### GIVEN TASK:
Output exactly the lines from the line containing "Convert this diagram to TikZ code." through the line containing "(tagcontract) at (616,884)", inclusive, and omit any pictures.
▼▼▼
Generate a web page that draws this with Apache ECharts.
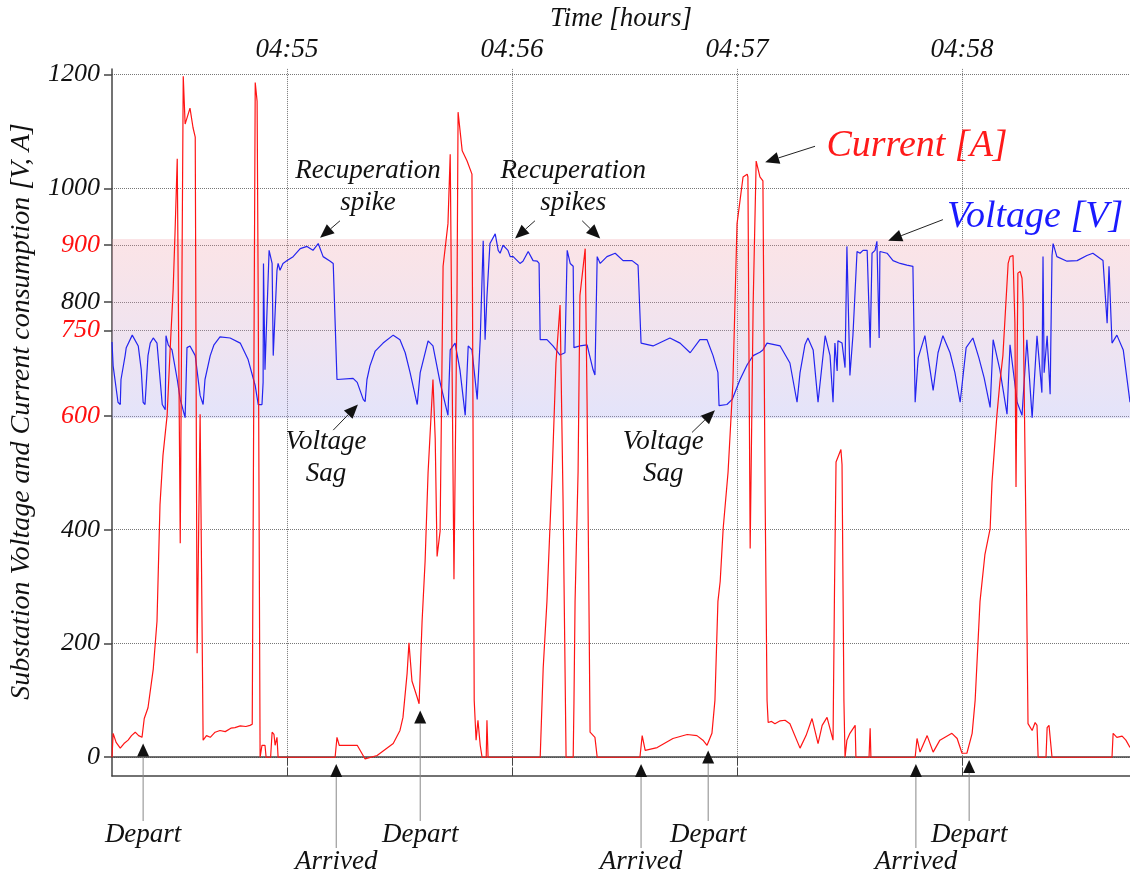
<!DOCTYPE html>
<html>
<head>
<meta charset="utf-8">
<title>Substation voltage and current</title>
<script src="https://cdn.jsdelivr.net/npm/echarts@6/dist/echarts.min.js"></script>
<style>
html,body{margin:0;padding:0;background:#fff;}
#chart{width:1130px;height:878px;}
</style>
</head>
<body>
<div id="chart"></div>
<script>
// time is in seconds after 04:54:00
var currentT = [13.3,13.6,14.4,15.5,16.5,17.6,18.5,19.5,20.4,21.3,21.9,22.9,24.3,25.3,26.1,26.9,28.0,28.8,29.6,30.1,30.7,31.5,32.3,32.8,34.1,34.9,35.5,36.0,36.8,37.6,38.5,39.5,40.8,42.1,43.5,45.0,46.1,47.5,49.0,50.1,50.7,51.5,52.0,52.3,52.8,53.3,54.1,54.4,55.6,56.0,56.5,56.8,57.3,57.6,
    72.8,73.3,73.9,78.7,80.8,84.0,88.3,90.1,90.9,92.0,92.5,93.3,94.7,95.2,96.0,96.8,97.6,98.9,99.5,100.0,100.8,101.6,102.9,103.5,104.0,104.5,105.3,105.6,106.7,108.0,109.3,109.9,110.4,110.9,111.5,112.0,113.1,113.3,113.6,
    127.5,128.3,129.3,130.7,131.7,132.8,133.6,134.4,136.3,136.5,136.8,137.6,138.1,139.5,140.0,140.5,140.8,142.1,142.7,
    154.1,154.7,155.5,158.7,162.9,166.7,169.3,170.9,172.0,173.3,174.1,174.9,175.5,176.3,177.6,178.9,180.0,181.6,182.7,182.9,183.5,184.3,185.1,186.1,186.9,187.5,188.0,188.3,189.2,190.1,191.5,192.8,194.1,196.8,198.4,200.0,201.6,202.7,204.0,205.6,206.0,206.4,206.9,207.7,208.0,208.5,208.8,209.3,210.1,211.5,211.7,215.2,215.5,215.7,
    227.5,228.0,228.8,230.7,232.3,234.1,237.3,238.7,240.0,241.3,242.7,243.5,244.8,246.1,247.5,248.0,249.3,250.1,250.9,252.3,252.8,253.6,254.1,254.4,254.9,255.5,256.0,256.3,257.1,257.3,257.6,258.7,259.5,260.0,260.3,262.4,262.7,263.2,264.0,
    280.0,280.3,281.3,282.7,283.7,284.8];
var currentA = [0,42,26,16,24,30,38,44,38,35,68,87,155,239,444,531,601,716,821,920,1052,376,1197,1113,1141,1107,1090,183,603,30,38,35,44,47,45,51,52,55,54,56,58,1186,1153,798,0,21,21,0,0,44,40,21,35,0,
    0,35,21,21,-3,3,24,47,70,147,201,134,105,94,239,344,501,664,560,353,397,863,938,1060,1057,313,798,1134,1066,1048,1025,100,30,65,21,0,0,65,0,
    0,157,274,501,693,795,449,0,0,94,274,501,812,894,624,274,44,35,0,
    0,38,12,17,33,40,38,30,21,42,100,274,309,402,501,659,938,1020,1025,1020,367,798,1048,1020,1013,449,100,61,63,59,64,65,59,16,38,68,24,56,70,30,300,519,519,541,514,100,0,30,42,56,0,0,51,0,
    0,33,9,38,9,30,42,33,7,7,42,100,274,356,402,484,601,659,706,868,880,882,763,475,851,854,842,798,370,239,59,47,61,56,0,0,52,56,0,
    0,42,35,37,30,17];

var voltageT = [13.3,13.6,14.9,15.5,15.7,16.8,17.1,18.7,20.3,21.1,21.6,22.1,22.9,23.5,24.3,25.3,26.7,27.5,27.7,28.3,29.3,30.7,31.5,32.8,33.3,34.1,35.5,36.8,37.6,38.1,39.5,40.5,42.1,44.8,47.5,49.6,51.5,52.3,53.3,53.6,53.7,54.1,55.2,56.0,56.3,56.8,57.3,57.6,58.1,58.9,60.0,61.6,63.5,65.3,66.9,68.3,69.6,71.5,72.3,
    73.3,77.6,78.7,80.3,80.8,81.3,82.1,83.5,85.6,88.3,90.1,91.5,92.8,94.7,95.5,97.6,98.9,100.8,102.9,103.5,104.8,106.1,107.5,108.3,109.3,110.7,111.5,112.3,112.8,113.3,114.1,115.5,116.3,116.8,117.6,118.9,119.5,120.3,122.1,122.9,124.3,125.6,126.7,127.2,
    127.5,129.3,130.9,132.8,134.1,134.7,135.5,136.3,136.5,138.1,140.0,141.6,142.1,142.7,143.5,145.3,147.5,149.6,152.0,153.6,
    154.4,157.6,162.1,164.8,167.5,170.1,172.0,173.6,174.9,175.2,177.3,178.7,180.8,182.7,184.3,186.1,186.9,188.0,191.5,194.1,196.0,196.8,197.6,198.1,198.9,200.3,201.6,203.5,204.8,205.6,206.1,206.7,206.9,208.0,208.8,
    209.3,210.1,210.9,212.0,212.8,213.6,214.7,215.5,216.0,216.8,217.3,217.9,218.1,220.0,221.6,223.5,225.3,226.9,
    227.5,228.3,230.1,232.3,233.6,234.9,236.8,238.1,239.5,241.1,242.9,244.5,245.9,247.5,248.3,250.1,252.0,252.8,254.7,256.0,257.3,258.7,260.0,261.3,261.6,261.9,262.7,263.5,
    264.0,264.3,265.3,268.0,270.7,273.3,274.9,277.6,278.7,279.2,280.0,281.3,283.0,284.8];
var voltageV = [730,688,624,620,664,706,720,742,723,681,624,620,706,728,737,728,620,611,741,725,716,664,629,597,720,723,706,636,620,664,706,725,739,737,728,699,653,620,620,659,868,681,891,868,706,707,856,868,856,868,873,880,894,898,891,903,880,872,868,
    664,666,659,629,625,664,688,714,728,742,734,711,676,620,676,732,723,659,601,716,728,681,601,723,716,629,734,908,734,810,903,920,891,886,900,891,880,880,868,872,889,873,872,868,
    734,734,723,707,711,891,868,863,720,723,725,681,672,880,868,880,886,873,873,865,
    728,723,737,728,711,734,734,706,676,618,620,629,664,690,706,712,716,728,723,693,624,676,706,725,737,716,624,741,706,624,728,679,732,728,685,
    898,671,741,889,886,891,891,720,886,891,907,737,889,886,873,868,865,863,
    624,702,741,645,711,741,711,676,624,720,737,702,667,615,734,681,603,725,624,601,734,597,741,641,880,676,741,638,
    882,903,880,872,873,882,886,873,763,863,728,742,716,624];

var yTicks = [0, 200, 400, 600, 750, 800, 900, 1000, 1200];
var redTicks = [600, 750, 900];
var timeTicks = [60, 120, 180, 240];
var band = [596, 911];

// text notes: [text, colour, size, x, y, arrows [[fromX, fromY, toX, toY]]]
var notes = [
    ['Recuperation\nspike', '#111', 27, 81.6, 1003, [[74.1, 943, 68.8, 913]]],
    ['Recuperation\nspikes', '#111', 27, 136.3, 1003, [[126.1, 943, 120.8, 912], [138.7, 943, 143.5, 912]]],
    ['Current [A]', '#ff1a1a', 38, 228.0, 1074, [[200.8, 1074, 187.5, 1046]]],
    ['Voltage [V]', '#1a1aff', 38, 259.5, 950, [[234.9, 945, 220.3, 908]]],
    ['Voltage\nSag', '#111', 27, 70.4, 526, [[72.3, 575, 78.9, 620]]],
    ['Voltage\nSag', '#111', 27, 160.3, 526, [[168.0, 571, 174.1, 610]]]
];
// stops under the axis: [text, time, tip value]
var stops = [
    ['Depart', 21.6, 24], ['Arrived', 73.1, -12], ['Depart', 95.5, 82], ['Arrived', 154.4, -12],
    ['Depart', 172.3, 12], ['Arrived', 227.7, -12], ['Depart', 241.9, -5]
];

(function () {
    "use strict";
    var FONT = '"Liberation Serif", "Times New Roman", serif';

    var zip = function (xs, ys) {
        var out = [];
        for (var i = 0; i < xs.length; i++) {
            out.push([xs[i], ys[i]]);
        }
        return out;
    };

    var timeLabel = function (v) {
        return '04:' + (54 + Math.round(v / 60));
    };

    var chart = echarts.init(document.getElementById('chart'), null, {renderer: 'canvas'});

    var option = {
        animation: false,
        backgroundColor: '#fff',
        grid: {left: 112, right: 0, top: 65, bottom: 102},
        xAxis: [{
            type: 'value', position: 'top', min: 13.3, max: 284.8,
            name: 'Time [hours]', nameLocation: 'middle', nameGap: 33,
            nameTextStyle: {fontFamily: FONT, fontStyle: 'italic', fontSize: 27, color: '#111'},
            axisLine: {show: true, lineStyle: {color: '#444', width: 1.5}},
            axisTick: {show: true, inside: true, length: 8, customValues: timeTicks, lineStyle: {color: '#444'}},
            axisLabel: {customValues: timeTicks, formatter: timeLabel, margin: 5,
                fontFamily: FONT, fontStyle: 'italic', fontSize: 27, color: '#111'},
            splitLine: {show: true, lineStyle: {type: 'dotted', color: '#777', width: 1}}
        }, {
            type: 'value', position: 'bottom', min: 13.3, max: 284.8,
            axisLine: {show: true, onZero: false, lineStyle: {color: '#444', width: 1.5}},
            axisTick: {show: true, inside: true, length: 8, customValues: timeTicks, lineStyle: {color: '#444'}},
            axisLabel: {show: false},
            splitLine: {show: false}
        }],
        yAxis: {
            type: 'value', min: -33, max: 1210,
            name: 'Substation Voltage and Current consumption [V, A]',
            nameLocation: 'middle', nameGap: 76,
            nameTextStyle: {fontFamily: FONT, fontStyle: 'italic', fontSize: 28, color: '#111', padding: [0, 0, 0, 22]},
            axisLine: {show: true, onZero: false, lineStyle: {color: '#444', width: 1.5}},
            axisTick: {show: true, length: 8, customValues: yTicks, lineStyle: {color: '#444', width: 1.5}},
            axisLabel: {
                customValues: yTicks, margin: 12,
                formatter: function (v) {
                    return redTicks.indexOf(v) >= 0 ? '{r|' + v + '}' : '{k|' + v + '}';
                },
                rich: {
                    r: {color: '#ff1010', fontFamily: FONT, fontStyle: 'italic', fontSize: 26},
                    k: {color: '#111', fontFamily: FONT, fontStyle: 'italic', fontSize: 26}
                }
            },
            splitLine: {show: true, lineStyle: {type: 'dotted', color: '#777', width: 1}}
        },
        series: [{
            name: 'Voltage',
            type: 'line',
            data: zip(voltageT, voltageV),
            showSymbol: false,
            lineStyle: {color: '#2424f0', width: 1.2},
            itemStyle: {color: '#2424f0'},
            z: 3,
            markArea: {
                silent: true,
                itemStyle: {
                    color: new echarts.graphic.LinearGradient(0, 0, 0, 1, [
                        {offset: 0, color: 'rgba(240,150,160,0.26)'},
                        {offset: 1, color: 'rgba(170,170,240,0.32)'}
                    ])
                },
                data: [[{yAxis: band[0]}, {yAxis: band[1]}]]
            }
        }, {
            name: 'Current',
            type: 'line',
            data: zip(currentT, currentA),
            showSymbol: false,
            lineStyle: {color: '#ff1414', width: 1.2},
            itemStyle: {color: '#ff1414'},
            z: 4
        }]
    };
    chart.setOption(option);

    // annotations, placed from data coordinates
    var px = function (t, v) {
        return chart.convertToPixel({xAxisIndex: 0, yAxisIndex: 0}, [t, v]);
    };
    var arrow = function (from, to, lineColor, headColor, len, half) {
        var dx = to[0] - from[0], dy = to[1] - from[1];
        var d = Math.sqrt(dx * dx + dy * dy);
        var ux = dx / d, uy = dy / d;
        var base = [to[0] - ux * len, to[1] - uy * len];
        return [{
            type: 'line', silent: true, z: 100,
            shape: {x1: from[0], y1: from[1], x2: base[0], y2: base[1]},
            style: {stroke: lineColor, lineWidth: 1}
        }, {
            type: 'polygon', silent: true, z: 100,
            shape: {points: [to, [base[0] - uy * half, base[1] + ux * half], [base[0] + uy * half, base[1] - ux * half]]},
            style: {fill: headColor}
        }];
    };

    var graphics = [];
    notes.forEach(function (n) {
        var p = px(n[3], n[4]);
        graphics.push({
            type: 'text', silent: true, z: 100, x: p[0], y: p[1],
            style: {text: n[0], fill: n[1], fontFamily: FONT, fontStyle: 'italic', fontSize: n[2],
                lineHeight: Math.round(n[2] * 1.18), align: 'center', verticalAlign: 'middle'}
        });
        n[5].forEach(function (a) {
            graphics = graphics.concat(arrow(px(a[0], a[1]), px(a[2], a[3]), '#222', '#111', 14, 6));
        });
    });
    stops.forEach(function (s) {
        var tip = px(s[1], s[2]);
        var textY = s[0] === 'Depart' ? 835 : 862;
        graphics = graphics.concat(arrow([tip[0], textY - 14], tip, '#888', '#111', 13, 6));
        graphics.push({
            type: 'text', silent: true, z: 100, x: tip[0], y: textY,
            style: {text: s[0], fill: '#111', fontFamily: FONT, fontStyle: 'italic', fontSize: 27,
                align: 'center', verticalAlign: 'middle'}
        });
    });
    chart.setOption({graphic: graphics});
})();
</script>
</body>
</html>
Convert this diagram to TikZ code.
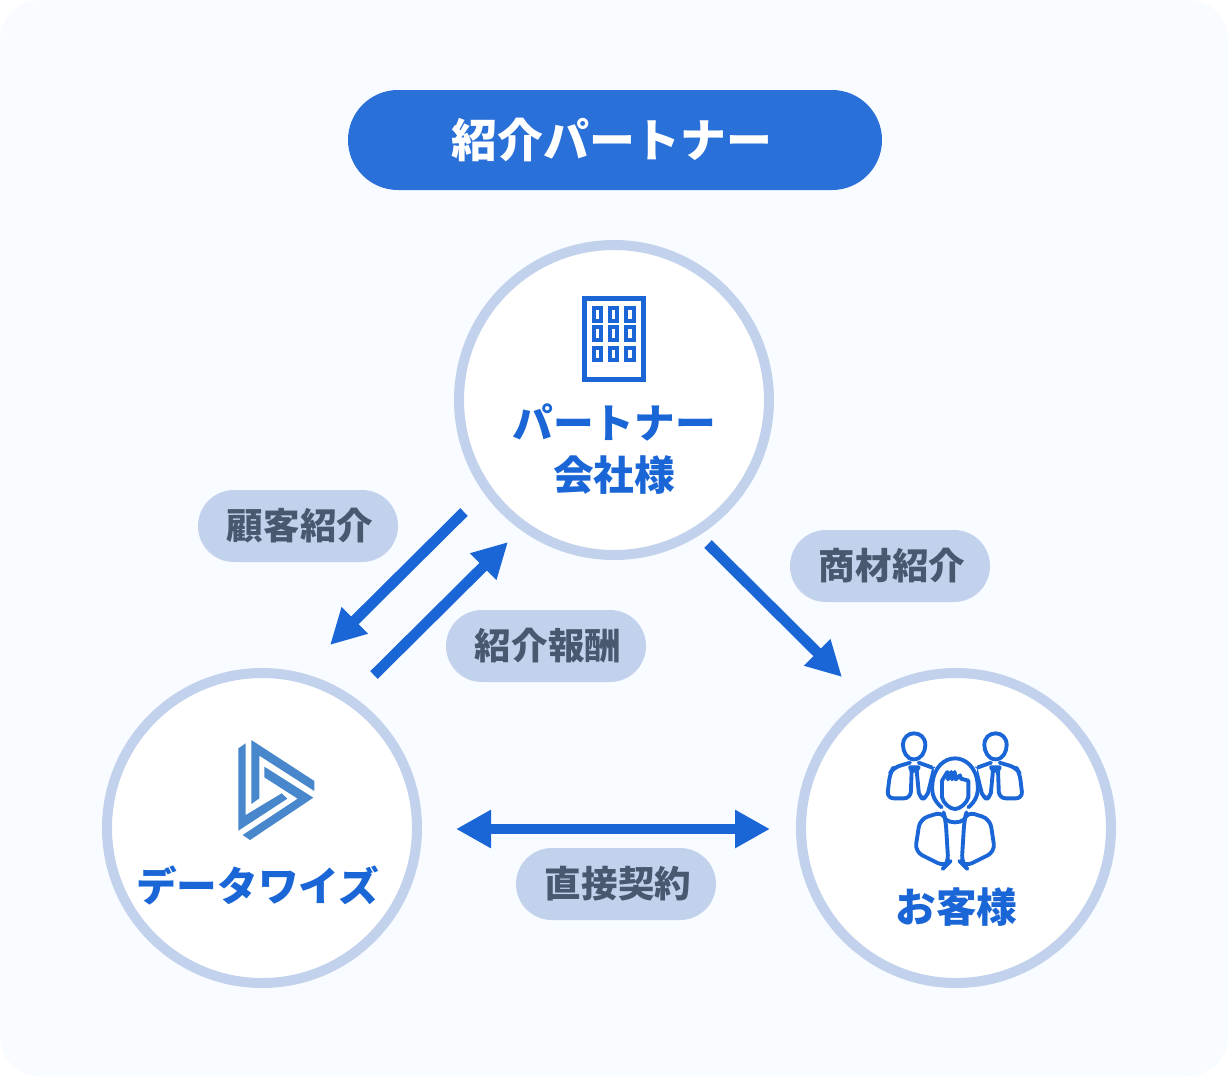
\documentclass[tikz,border=0pt]{standalone}
\usepackage{fontspec}
\setmainfont{Noto Sans CJK JP}
\usetikzlibrary{arrows.meta}

\definecolor{bgpale}{HTML}{F8FBFF}
\definecolor{titleblue}{HTML}{2970D9}
\definecolor{ringblue}{HTML}{C3D2EC}
\definecolor{flowblue}{HTML}{1A66D6}
\definecolor{tagtext}{HTML}{47586F}
\definecolor{logoblue}{HTML}{4887CC}

\newcommand{\tagword}[1]{\hspace{3pt}\raisebox{0.8pt}{#1}}

\tikzset{
    party/.style={circle, draw=ringblue, fill=white, line width=7.5pt, inner sep=0pt, minimum size=232.5pt},
    partytext/.style={text=flowblue, font=\fontsize{30.5}{39}\selectfont\bfseries, align=center, inner sep=0pt},
    tag/.style={fill=ringblue, text=tagtext, font=\fontsize{27.4}{27.4}\selectfont\bfseries, rounded corners=27pt,
        inner sep=0pt, minimum width=150pt, minimum height=54pt},
    flow/.style={draw=flowblue, line width=8pt, -{Triangle[length=26.25pt,width=26.25pt,fill=flowblue]}},
    flowboth/.style={flow, {Triangle[length=26.25pt,width=27pt,fill=flowblue]}-{Triangle[length=26.25pt,width=27pt,fill=flowblue]}},
    iconline/.style={draw=flowblue, line width=2.9pt, line join=round, line cap=round},
}

\begin{document}
\begin{tikzpicture}[x=0.75pt, y=-0.75pt]
    \useasboundingbox (0,0) rectangle (1228,1076);
    \fill[white] (0,0) rectangle (1228,1076);
    \fill[bgpale, rounded corners=30pt] (0,0) rectangle (1228,1076);

    \node[fill=titleblue, text=white, font=\fontsize{34.4}{34.4}\selectfont\bfseries, rounded corners=37.5pt,
        inner sep=0pt, minimum width=400.5pt, minimum height=75pt] (title) at (615,140) {\kern-4.5pt 紹介パートナー};

    \node[party] (partner) at (614,400) {};
    \node[party] (datawise) at (262,828) {};
    \node[party] (customer) at (956,828) {};

    \node[partytext] (partnertext) at (614,449) {パートナー\\会社様};
    \node[partytext] (datawisetext) at (257.5,885) {データワイズ};
    \node[partytext] (customertext) at (956.5,907) {お客様};

    \node[tag] (tagreferral) at (298,526) {\tagword{顧客紹介}};
    \node[tag] (tagreward) at (546,646) {\tagword{紹介報酬}};
    \node[tag] (tagproduct) at (890,566) {\tagword{商材紹介}};
    \node[tag] (tagcontract) at (616,884) {\tagword{直接契約}};

    % free ends of the arrows
    \coordinate (referralstart) at (464,512);
    \coordinate (referralend) at (330,645);
    \coordinate (rewardstart) at (374,675);
    \coordinate (rewardend) at (508,542);
    \coordinate (productstart) at (708,544);
    \coordinate (productend) at (842,677);
    \coordinate (contractleft) at (456,829);
    \coordinate (contractright) at (770,829);

    \draw[flow] (referralstart) -- (referralend);
    \draw[flow] (rewardstart) -- (rewardend);
    \draw[flow] (productstart) -- (productend);
    \draw[flowboth] (contractleft) -- (contractright);

    % building
    \draw[draw=flowblue, line width=3.4pt] (584.5,298.5) rectangle (643.5,379.5);
    \foreach \wx in {597.3,613.7,630}
        \foreach \wy in {314.3,333.7,354}
            \draw[draw=flowblue, line width=2.9pt] (\wx-3.6,\wy-6.3) rectangle (\wx+3.6,\wy+6.3);

    % logo
    \begin{scope}[shift={(210,720)}, x=0.25pt, y=-0.25pt]
        \fill[logoblue] (85,85) -- (107,70) -- (107,285) -- (215,220) -- (232,236) -- (85,332) -- cycle;
        \fill[logoblue] (124,60) -- (313,183) -- (313,213) -- (148,107) -- (148,235) -- (124,252) -- cycle;
        \fill[logoblue] (163,140) -- (310,233) -- (120,360) -- (98,345) -- (263,236) -- (163,172) -- cycle;
    \end{scope}

    % people
    \begin{scope}[shift={(860,710)}, x=0.25pt, y=-0.25pt]
        \foreach \mirrorx/\shiftx in {1/0,-1/569} {
            \begin{scope}[xshift=\shiftx*0.25pt, xscale=\mirrorx]
                \draw[iconline] (162,148) .. controls (140,148) and (129,125) .. (129,105)
                    .. controls (129,82) and (145,70) .. (162,70)
                    .. controls (180,70) and (196,82) .. (196,105)
                    .. controls (196,125) and (184,148) .. (162,148) -- cycle;
                \draw[iconline, rounded corners=5pt] (150,158) -- (100,173) -- (90,190) -- (81,265) -- (152,265) -- (155,180);
                \draw[iconline] (150,172) -- (176,172) -- (170,182) -- (155,182) -- cycle;
                \draw[iconline, rounded corners=4pt] (170,182) -- (178,265) -- (200,265) -- (222,175);
                \draw[iconline] (176,158) -- (215,172);
            \end{scope}
        }
        \fill[white] (222,175) -- (285,140) -- (350,175) -- (360,300) -- (210,300) -- cycle;
        \draw[iconline] (245,292) .. controls (225,275) and (214,255) .. (217,225)
            .. controls (220,170) and (255,145) .. (285,145)
            .. controls (315,145) and (350,170) .. (353,225)
            .. controls (356,255) and (345,275) .. (325,292);
        \draw[iconline] (246,212) -- (246,262) .. controls (250,280) and (270,297) .. (285,297)
            .. controls (300,297) and (320,280) .. (325,262) -- (325,212);
        \draw[iconline] (246,212) -- (262,186) -- (264,208) -- (274,186) -- (276,208) -- (284,186) -- (287,208)
            -- (300,196) -- (303,206) -- (325,212);
        \draw[iconline, rounded corners=6pt] (250,305) -- (180,327) -- (165,425) -- (255,470) -- (265,460) -- (257,330) -- cycle;
        \draw[iconline, rounded corners=6pt] (320,305) -- (390,327) -- (405,425) -- (315,470) -- (305,460) -- (313,330) -- cycle;
        \draw[iconline] (257,328) .. controls (270,340) and (300,340) .. (313,328);
    \end{scope}
\end{tikzpicture}
\end{document}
▲▲▲
### WRITTEN REPLY:
Convert this diagram to TikZ code.
\documentclass[tikz,border=0pt]{standalone}
\usepackage{fontspec}
\setmainfont{Noto Sans CJK JP}
\usetikzlibrary{arrows.meta}

\definecolor{bgpale}{HTML}{F8FBFF}
\definecolor{titleblue}{HTML}{2970D9}
\definecolor{ringblue}{HTML}{C3D2EC}
\definecolor{flowblue}{HTML}{1A66D6}
\definecolor{tagtext}{HTML}{47586F}
\definecolor{logoblue}{HTML}{4887CC}

\newcommand{\tagword}[1]{\hspace{3pt}\raisebox{0.8pt}{#1}}

\tikzset{
    party/.style={circle, draw=ringblue, fill=white, line width=7.5pt, inner sep=0pt, minimum size=232.5pt},
    partytext/.style={text=flowblue, font=\fontsize{30.5}{39}\selectfont\bfseries, align=center, inner sep=0pt},
    tag/.style={fill=ringblue, text=tagtext, font=\fontsize{27.4}{27.4}\selectfont\bfseries, rounded corners=27pt,
        inner sep=0pt, minimum width=150pt, minimum height=54pt},
    flow/.style={draw=flowblue, line width=8pt, -{Triangle[length=26.25pt,width=26.25pt,fill=flowblue]}},
    flowboth/.style={flow, {Triangle[length=26.25pt,width=27pt,fill=flowblue]}-{Triangle[length=26.25pt,width=27pt,fill=flowblue]}},
    iconline/.style={draw=flowblue, line width=2.9pt, line join=round, line cap=round},
}

\begin{document}
\begin{tikzpicture}[x=0.75pt, y=-0.75pt]
    \useasboundingbox (0,0) rectangle (1228,1076);
    \fill[white] (0,0) rectangle (1228,1076);
    \fill[bgpale, rounded corners=30pt] (0,0) rectangle (1228,1076);

    \node[fill=titleblue, text=white, font=\fontsize{34.4}{34.4}\selectfont\bfseries, rounded corners=37.5pt,
        inner sep=0pt, minimum width=400.5pt, minimum height=75pt] (title) at (615,140) {\kern-4.5pt 紹介パートナー};

    \node[party] (partner) at (614,400) {};
    \node[party] (datawise) at (262,828) {};
    \node[party] (customer) at (956,828) {};

    \node[partytext] (partnertext) at (614,449) {パートナー\\会社様};
    \node[partytext] (datawisetext) at (257.5,885) {データワイズ};
    \node[partytext] (customertext) at (956.5,907) {お客様};

    \node[tag] (tagreferral) at (298,526) {\tagword{顧客紹介}};
    \node[tag] (tagreward) at (546,646) {\tagword{紹介報酬}};
    \node[tag] (tagproduct) at (890,566) {\tagword{商材紹介}};
    \node[tag] (tagcontract) at (616,884) {\tagword{直接契約}};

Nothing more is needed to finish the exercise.